Since President Joe Biden issued an executive order on improving cybersecurity in 2021, CISA and other federal agencies have been working to prioritize software security by improving vulnerability management and the use of software bill of materials (SBOMs).
The request for comment is designed to establish some uniform parameters to track critical information required to improve software security. Information on known vulnerabilities, what mitigations or security patches are available, and which software is approved for use are all part of the effort, according a white paper released by CISA.
“A more robust software identifier ecosystem must be established for a harmonized software identification ecosystem that facilitates greater automation, inventory visibility, and the multifaceted value proposition of SBOM’s broad adoption,” Sandy Radesky, associate director for vulnerability management at CISA, said in a statement.
CISA is seeking comments on several key issues, including the following:
- Requirements for an effective software identification ecosystem.
- The merits and challenges of available identifier formats.

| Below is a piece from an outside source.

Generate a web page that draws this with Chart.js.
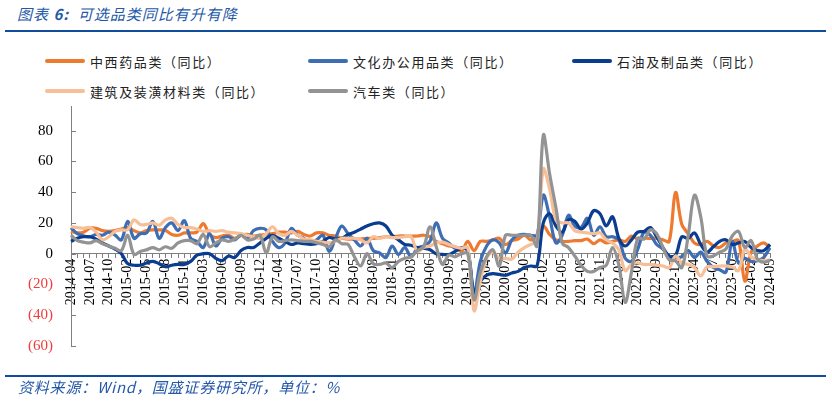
<!DOCTYPE html>
<html>
<head>
<meta charset="utf-8">
<script src="https://cdn.jsdelivr.net/npm/chart.js@4.4.1/dist/chart.umd.min.js"></script>
<style>
body{margin:0;background:#fff;}
#wrap{position:relative;width:832px;height:410px;overflow:hidden;background:#fff;}
#chart{position:absolute;left:0;top:0;}
.rule{position:absolute;left:5px;width:821px;height:2px;background:#0f4c9c;}
#title{position:absolute;left:17px;top:3px;font:italic 15px "Noto Sans CJK SC";letter-spacing:1px;color:#2458a8;white-space:nowrap;}
#source{position:absolute;left:18px;top:376px;font:italic 15px "Noto Sans CJK SC";letter-spacing:0.8px;color:#2458a8;white-space:nowrap;}
.item{position:absolute;height:20px;display:flex;align-items:center;white-space:nowrap;}
.sw{width:40px;height:4px;border-radius:2px;margin-right:5px;}
.lt{font:13px "Noto Sans CJK SC";letter-spacing:1.6px;color:#222;}
</style>
</head>
<body>
<div id="wrap">
  <div id="title">图表 <b style="font-weight:600">6:</b>&nbsp;&nbsp;可选品类同比有升有降</div>
  <div class="rule" style="top:30px"></div>
  <div id="legend"></div>
  <canvas id="chart" width="832" height="410"></canvas>
  <div class="rule" style="top:375px"></div>
  <div id="source">资料来源：Wind，国盛证券研究所，单位：%</div>
</div>
<script>
// months (Jan is merged into Feb in the source data)
const months = [
  '2014-04','2014-05','2014-06','2014-07','2014-08','2014-09','2014-10','2014-11','2014-12',
  '2015-02','2015-03','2015-04','2015-05','2015-06','2015-07','2015-08','2015-09','2015-10','2015-11','2015-12',
  '2016-02','2016-03','2016-04','2016-05','2016-06','2016-07','2016-08','2016-09','2016-10','2016-11','2016-12',
  '2017-02','2017-03','2017-04','2017-05','2017-06','2017-07','2017-08','2017-09','2017-10','2017-11','2017-12',
  '2018-02','2018-03','2018-04','2018-05','2018-06','2018-07','2018-08','2018-09','2018-10','2018-11','2018-12',
  '2019-02','2019-03','2019-04','2019-05','2019-06','2019-07','2019-08','2019-09','2019-10','2019-11','2019-12',
  '2020-02','2020-03','2020-04','2020-05','2020-06','2020-07','2020-08','2020-09','2020-10','2020-11','2020-12',
  '2021-02','2021-03','2021-04','2021-05','2021-06','2021-07','2021-08','2021-09','2021-10','2021-11','2021-12',
  '2022-02','2022-03','2022-04','2022-05','2022-06','2022-07','2022-08','2022-09','2022-10','2022-11','2022-12',
  '2023-02','2023-03','2023-04','2023-05','2023-06','2023-07','2023-08','2023-09','2023-10','2023-11','2023-12',
  '2024-02','2024-03','2024-04','2024-05'
];

const medicine = [
  14.5,13.5,14,16.5,16.5,15,14.5,15,16,
  17,15,13.5,15,15.5,15.5,15,12.5,12,13.5,13.5,
  14,19.5,12.5,10.5,11.5,12,10,12,12.5,11.5,12,
  12.5,13,14,14,13.5,14.5,12.5,11.5,13.5,13.5,12,
  11.5,10,9.5,9.5,9.5,10,10,10.5,11,11,11.5,
  11.5,11.5,11.5,12,11,8,6.5,5,4.5,1.5,8,
  2,8,8,9,10,6,8.5,9.5,12,9,10.5,
  18,12.5,9,8,8,8.5,8.5,9.5,6.5,9,7,
  8,9,8,11.5,9.5,10,10,10,9,8,39.8,
  19,13,7,6,8,5,4,7,8,8.5,-17.8,
  1,5,7,4
];
const office = [
  17,13,11.5,11,12.5,12,14,12,9,
  21,10,13,13.5,21,10,17,20,15,21.5,10,
  8,4,13,5,10,11,9,12,10,15,16.5,
  15.5,8,4,7,16.5,12,10,7,9,12,1.5,
  10,18,13,9,5,10,2,0.5,-2.5,5,-0.5,
  4,-2,3.5,5,8,20,10,7,3.5,4,2,
  -26,-5,5,9,7,0.5,9,12,12.5,12,12,
  38,24,7,12,25,18,17,23,12,17.5,11,
  11,9,-3,-5,3,14,12,6,3,-2,-2.5,
  -2,2,-2.5,1,-5,-9,-10.5,-12,8,-6,-3,
  -5,-4.5,-2.5,4
];
const petroleum = [
  8,10,11,11,9.5,7,5,3,0,
  -6.5,-7.5,-7.5,-6,-5,-6.5,-8.5,-7.5,-7,-7,-5,
  -1,0,0,-3,-4.5,-1.5,-2.5,2,4,4,7,
  10,12,10,8,6,7,6.5,6,6.5,8,10.5,
  9.5,10,12.5,14,16,18,19.5,20,18,12,9,
  6,5.5,4,3.5,2.5,0,-0.5,-0.5,1.5,3.5,2,
  -25,-18,-14,-13,-13.5,-14,-12.5,-11.5,-9,-8,-8,
  20,26,18,14,22,21,16,20,28,26,18,
  24,10,5,9,14,14.5,17,11,4,-1.5,-1,
  11,10,13.5,6,1,4.5,8,9,6,7,8,
  4,2,2,6
];
const building = [
  17.5,17,16.5,17,14,9,11,14.5,15.5,
  15.5,22,19,19,20,18.5,22,23,19,17,17,
  16,14.5,15,14.5,15,14,13.5,13,12,11,10,
  13,17.5,13,12,14.5,12,9.5,9,8,7.5,7,
  8,10,10,10,9,7,11,10,11,10.5,10.5,
  11,11,1.5,4,5,7,7.5,6,4.5,3.5,4,
  -37,-18,-3,1,-3,-3,-3.5,1,4,6,8,
  55,42,22,20,20,15,14,13.5,13,13.5,9,
  7,2.5,-11,-7,-6,-7,-7,-7.5,-8,-9,-1.5,
  -6,-7,-9,-14.5,-8.5,-8.5,-8,-8,-8.5,-11,3,
  -2,-4,-4.5,-4
];
const autos = [
  12,8.5,7.5,7,8.5,6.5,5,3.5,2,
  12,-0.5,1.5,2.5,4,2.5,4.5,3.5,7,8.5,8.5,
  6.5,12.5,4.5,7,9,8,9.5,12,9,9.5,12,
  0.5,11,8,8.5,9,8.5,8,8,7,6,4.5,
  9,6.5,6,-2,-8,0,-6.5,-7,-6,-9,-5,
  -3,-2,2,4.5,17.5,4.5,-7,-1,-2,0,0,
  -30,-12,-2,2.5,-8,12,12,12,12,12,5,
  77,52,30,7,4,-1.5,-7.5,-11.5,-11.5,-9,-7.5,
  4,-7.5,-31.6,-12,10,9.5,15.5,13,4,-4,-4.6,
  -9,11.5,38,24,-1.5,-1.5,1,3,11.5,14.5,4,
  8.5,-3.5,-5.5,-4.4
];

const seriesNames = ['中西药品类（同比）','文化办公用品类（同比）','石油及制品类（同比）','建筑及装潢材料类（同比）','汽车类（同比）'];
const seriesColors = ['#ee7a30','#3f6db3','#0a3d8f','#f7bf98','#939393'];
const yTicks = [-60,-40,-20,0,20,40,60,80];

function makeSet(i, data, order){
  return {
    label: seriesNames[i],
    data: data,
    borderColor: seriesColors[i],
    backgroundColor: seriesColors[i],
    borderWidth: 3.2,
    pointRadius: 0,
    tension: 0.35,
    fill: false,
    order: order
  };
}

// inward tick marks on the y axis
const yTickMarks = {
  id: 'yTickMarks',
  afterDraw(chart){
    const ys = chart.scales.y;
    const ctx = chart.ctx;
    ctx.save();
    ctx.strokeStyle = '#7f7f7f';
    ctx.lineWidth = 1;
    yTicks.forEach((v)=>{
      const py = Math.round(ys.getPixelForValue(v)) + 0.5;
      ctx.beginPath();
      ctx.moveTo(ys.right, py);
      ctx.lineTo(ys.right + 5, py);
      ctx.stroke();
    });
    ctx.restore();
  }
};

const ctx = document.getElementById('chart').getContext('2d');
const chart = new Chart(ctx, {
  type: 'line',
  data: {
    labels: months,
    datasets: [
      makeSet(0, medicine, 5),
      makeSet(1, office, 4),
      makeSet(2, petroleum, 3),
      makeSet(3, building, 2),
      makeSet(4, autos, 1)
    ]
  },
  options: {
    responsive: false,
    animation: false,
    devicePixelRatio: 1,
    layout: { padding: { left: 0, top: 106, right: 62, bottom: 64 } },
    plugins: { legend: { display: false }, tooltip: { enabled: false } },
    scales: {
      x: {
        type: 'category',
        offset: false,
        position: { y: 0 },
        grid: { display: true, drawOnChartArea: false, drawTicks: true, tickLength: 4, color: '#7f7f7f' },
        border: { display: true, color: '#7f7f7f', width: 1 },
        ticks: {
          autoSkip: false,
          minRotation: 90,
          maxRotation: 90,
          padding: 1,
          color: '#000',
          font: { family: 'Liberation Serif', size: 14 },
          callback: (value, index) => index % 3 === 0 ? months[index] : ''
        }
      },
      y: {
        min: -60,
        max: 96,
        afterBuildTicks: (scale) => { scale.ticks = yTicks.map((v)=>({ value: v })); },
        afterFit: (scale) => { scale.width = 71; },
        grid: { display: false, drawTicks: false },
        border: { display: true, color: '#7f7f7f', width: 1 },
        ticks: {
          padding: 18,
          font: { family: 'Liberation Serif', size: 15 },
          color: (c) => c.tick.value < 0 ? '#f03c3c' : '#000',
          callback: (v) => v < 0 ? '(' + (-v) + ')' : String(v)
        }
      }
    }
  },
  plugins: [yTickMarks]
});

// legend built from the datasets
const legendPos = [[45,51],[308,51],[572,51],[45,81],[308,81]];
const legend = document.getElementById('legend');
chart.data.datasets.forEach((ds, i)=>{
  const item = document.createElement('div');
  item.className = 'item';
  item.style.left = legendPos[i][0] + 'px';
  item.style.top = legendPos[i][1] + 'px';
  item.innerHTML = '<div class="sw" style="background:' + ds.borderColor + '"></div><span class="lt">' + ds.label + '</span>';
  legend.appendChild(item);
});
</script>
</body>
</html>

- The viability of a system based on inherent or defined identifiers.
- The need for a central authority or other body for a software identifier ecosystem.
The agency is working with experts from the Homeland Security Systems Engineering and Development Institute to identify important elements of such a system.
All comments must be received by Dec. 11.
Federal authorities also want to create a global authority that will establish common rules and assign responsibilities related to software identification.
“Without a shared understanding around how to identify each piece of software, it is impossible to have SBOMs or vulnerability details that can be exchanged in an automated way,” Brian Fox, co-founder and CTO of Sonatype, said via email. “Can you imagine the chaos of food labels if each vendor had their own name for sugar?”